Traditional English ales in the original Rainier Brewery
Machine House may have just opened a 2nd location in the CD, but it's named after a specific portion of an industrial space in Georgetown that housed Rainier way back in the day. Now they're using it to turn out cask-conditioned ales in the traditional English-style, including a surprising light Dark Mild, a Best Bitter brewed with British Crystal malts and First Gold hops, and several seasonal brews, all crafted on site by a guy who learned his trade in the Norfolk that's definitely not in Virginia. What makes these beers different is that a secondary fermentation happens in the barrels/kegs, which are stored in a cold room... like the one anyone making Norfolk jokes invariably has to face.
Quite possibly the next big thing in Seattle beer
Until a few years ago, who knew that a relatively unknown dive in this working class 'hood was turning out one of America's best burgers? Well, we did, obviously. And who knew a relatively unknown brewery in the same 'hood was turning out some of the city's best beers? Clearly, that question is rhetorical, so we'll just skip to telling you about their boundary pushing brews, like the barrel-aged Melange Deux, which just won a gold medal at the Washington Brewers Choice Awards, or their flagship farmhouse style Saison. Just don't count on finding 'em at your favorite bar -- their taproom is basically the only place to get their beers.

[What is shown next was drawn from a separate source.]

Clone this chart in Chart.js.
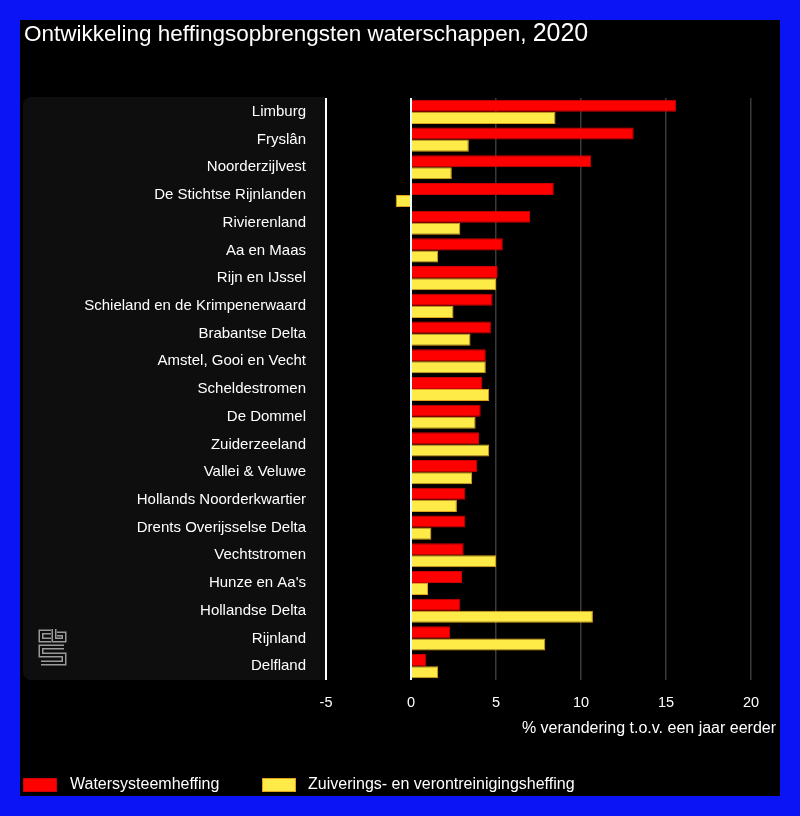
<!DOCTYPE html>
<html>
<head>
<meta charset="utf-8">
<script src="https://cdn.jsdelivr.net/npm/chart.js@4.4.0/dist/chart.umd.min.js"></script>
<style>
  html, body { margin: 0; padding: 0; background: #0a14f5; }
  canvas { display: block; }
</style>
</head>
<body>
<canvas id="chart" width="800" height="816"></canvas>
<script>
const categories = [
  "Limburg", "Fryslân", "Noorderzijlvest", "De Stichtse Rijnlanden", "Rivierenland",
  "Aa en Maas", "Rijn en IJssel", "Schieland en de Krimpenerwaard", "Brabantse Delta",
  "Amstel, Gooi en Vecht", "Scheldestromen", "De Dommel", "Zuiderzeeland",
  "Vallei & Veluwe", "Hollands Noorderkwartier", "Drents Overijsselse Delta",
  "Vechtstromen", "Hunze en Aa's", "Hollandse Delta", "Rijnland", "Delfland"
];
const watersysteem = [15.6, 13.1, 10.6, 8.4, 7.0, 5.4, 5.1, 4.8, 4.7, 4.4, 4.2, 4.1, 4.0, 3.9, 3.2, 3.2, 3.1, 3.0, 2.9, 2.3, 0.9];
const zuivering = [8.5, 3.4, 2.4, -0.9, 2.9, 1.6, 5.0, 2.5, 3.5, 4.4, 4.6, 3.8, 4.6, 3.6, 2.7, 1.2, 5.0, 1.0, 10.7, 7.9, 1.6];
const xTicks = [-5, 0, 5, 10, 15, 20];

const titleText = "Ontwikkeling heffingsopbrengsten waterschappen,";
const titleYear = "2020";
const axisTitle = "% verandering t.o.v. een jaar eerder";
const FONT = "'Liberation Sans', Arial, sans-serif";

// background, label panel, title, logo
const backdrop = {
  id: "backdrop",
  beforeDraw(chart) {
    const ctx = chart.ctx;
    const area = chart.chartArea;
    ctx.save();
    ctx.fillStyle = "#0a14f5";
    ctx.fillRect(0, 0, chart.width, chart.height);
    ctx.fillStyle = "#000000";
    ctx.fillRect(20, 20, 760, 776);

    // dark panel behind category labels
    ctx.fillStyle = "#0e0e0e";
    ctx.beginPath();
    ctx.roundRect(23, area.top - 1, area.left - 24, area.bottom - area.top + 1, [8, 0, 0, 8]);
    ctx.fill();

    // title
    ctx.fillStyle = "#ffffff";
    ctx.textBaseline = "alphabetic";
    ctx.textAlign = "left";
    ctx.font = "22.5px " + FONT;
    ctx.fillText(titleText, 24, 41);
    const w = ctx.measureText(titleText + " ").width;
    ctx.font = "25px " + FONT;
    ctx.fillText(titleYear, 24 + w, 41);

    // cbs logo (line art)
    ctx.lineJoin = "miter";
    ctx.lineCap = "butt";
    const paths = [
      [[51, 632], [41, 632], [41, 640], [51, 640]],
      [[54, 629], [54, 640], [64, 640], [64, 634], [57, 634]],
      [[64, 647], [41, 647], [41, 655], [64, 655], [64, 663], [41, 663]]
    ];
    [[5, "#9a9a9a"], [2, "#0e0e0e"]].forEach(([lw, col]) => {
      ctx.lineWidth = lw;
      ctx.strokeStyle = col;
      paths.forEach(p => {
        ctx.beginPath();
        ctx.moveTo(p[0][0], p[0][1]);
        p.slice(1).forEach(pt => ctx.lineTo(pt[0], pt[1]));
        ctx.stroke();
      });
    });
    ctx.restore();
  },
  afterDraw(chart) {
    const ctx = chart.ctx;
    ctx.save();
    ctx.fillStyle = "#ffffff";
    ctx.font = "16px " + FONT;
    ctx.textBaseline = "middle";
    ctx.textAlign = "right";
    ctx.fillText(axisTitle, 776, 729);

    // legend
    ctx.textAlign = "left";
    const items = [[23, 70], [262, 308]];
    chart.data.datasets.forEach((ds, i) => {
      const [bx, tx] = items[i];
      ctx.fillStyle = ds.backgroundColor;
      ctx.fillRect(bx, 778, 34, 14);
      ctx.strokeStyle = ds.borderColor;
      ctx.lineWidth = 1;
      ctx.strokeRect(bx + 0.5, 778.5, 33, 13);
      ctx.fillStyle = "#ffffff";
      ctx.fillText(ds.label, tx, 785);
    });
    ctx.restore();
  }
};

new Chart(document.getElementById("chart"), {
  type: "bar",
  data: {
    labels: categories,
    datasets: [
      {
        label: "Watersysteemheffing",
        data: watersysteem,
        backgroundColor: "#ff0000",
        borderColor: "#d00000",
        borderWidth: 1,
        categoryPercentage: 0.87,
        barPercentage: 1.0,
      },
      {
        label: "Zuiverings- en verontreinigingsheffing",
        data: zuivering,
        backgroundColor: "#ffeb47",
        borderColor: "#e2a21c",
        borderWidth: 1,
        categoryPercentage: 0.87,
        barPercentage: 1.0,
      },
    ],
  },
  options: {
    indexAxis: "y",
    responsive: false,
    devicePixelRatio: 1,
    animation: false,
    layout: { padding: { left: 13, right: 49, top: 98, bottom: 96 } },
    plugins: {
      legend: { display: false },
      title: { display: false },
      tooltip: { enabled: false },
    },
    scales: {
      x: {
        min: -5,
        max: 20,
        afterBuildTicks: (scale) => { scale.ticks = xTicks.map(v => ({ value: v })); },
        afterFit: (scale) => { scale.height = 40; },
        border: { display: false },
        grid: {
          drawTicks: false,
          color: (c) => c.tick && c.tick.value === -5 ? "#ffffff" : (c.tick && c.tick.value === 0 ? "#e4fbff" : "#3a3a3a"),
          lineWidth: (c) => c.tick && (c.tick.value === -5 || c.tick.value === 0) ? 2 : 1.5,
        },
        ticks: {
          color: "#ffffff",
          padding: 14,
          font: { family: FONT, size: 14.5 },
        },
      },
      y: {
        afterFit: (scale) => { scale.width = 313; },
        border: { display: false },
        grid: { display: false },
        ticks: {
          color: "#ffffff",
          padding: 12,
          autoSkip: false,
          font: { family: FONT, size: 15 },
        },
      },
    },
  },
  plugins: [backdrop],
});
</script>
</body>
</html>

Seattle's perfect summer beer destination
WSB started just three years ago, and almost immediately opened a second location -- the Tapshack -- in the shingled beachside space that used to be Slices. It only has a half-dozen or so seats inside, but boasts a sprawling patio overlooking the Sound outside, featuring a deck and even its own "beach" with a row of red lounge chairs. Oh, and the best part? It still serves pizza, only this time you can pair it with the solid lineup of craft cold ones, like the smooth Avalon Way Amber with just a hint of hop, or the full-bodied Sounders Stout, though if you're watching the Sounders this season you might want to go with the Triangle Tripel (clocking in at a relaxing 8.2% ABV).